[Haskell-cafe] Embedded scripting Language for haskell app

Yves Parès limestrael at gmail.com
Wed Aug 18 07:17:02 EDT 2010

Mmh, I raised this question some months ago, I thought about Scheme and I've
been recommended to use Lua instead of Scheme (as far as I remember, the
author of a scheme implementation available on Hackage told it wasn't solid

I would add something: who will script for your application?
If it is only the developper (i.e. you), you can use whatever language you
But if the application is intended to be extended by its users (just like
modders for games), then it may be preferable to use a -- still good -- but
knowed language. Or at least a language that is easy to learn.
Lua is a nice language, totally simple to learn, and made for scripting.
Haskell is a über powerful language, but it is much longer to learn.
Scheme is simpler to learn than Haskell, but far more "exotic" than Lua.
Anyway, that's just my opinion.

2010/8/18 Stephen Sinclair <radarsat1 at gmail.com>

> On Tue, Aug 17, 2010 at 6:05 AM, Hemanth Kapila <saihemanth at gmail.com>
> wrote:
> > Hi,
> > Can some one please give me a suggestion on the best choice for an
> embedded
> > scripting Language for a haskell application?
> > I mean, something like guile/lua for c/c++ and groovy/jruby for java.
> > For quite some time, I've been using a lisp-like interpreter that I
> > implemented myself. But this is not going too well - going by this road,
> I
> > suspect I will end up with a mule. I am looking for a pony (a declarative
> > programming language). I am okay with a donkey too.
> > baskell[1] seems interesting.

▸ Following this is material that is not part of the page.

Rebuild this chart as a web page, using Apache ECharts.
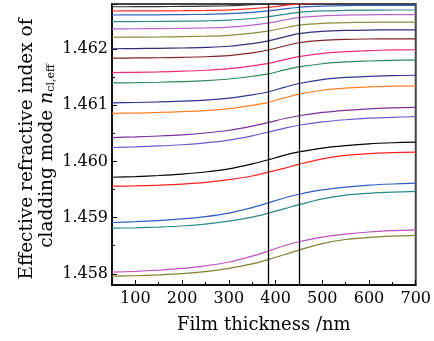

And there's hslua[2].
> > Can one use hint[3] like this ?
> How about a tiny lisp or scheme interpreter?  Lots of those to choose
> from, (including some written in Haskell) and with a few clever macros
> you could easily provide a declarative DSL for users to work with.  I
> see that you mentioned guile, but even tinyscheme would be pretty
> powerful and only add a few K to your project.
> This raises the question, what is the smallest (or most embeddable
> anyway) Haskell interpreter that can be built?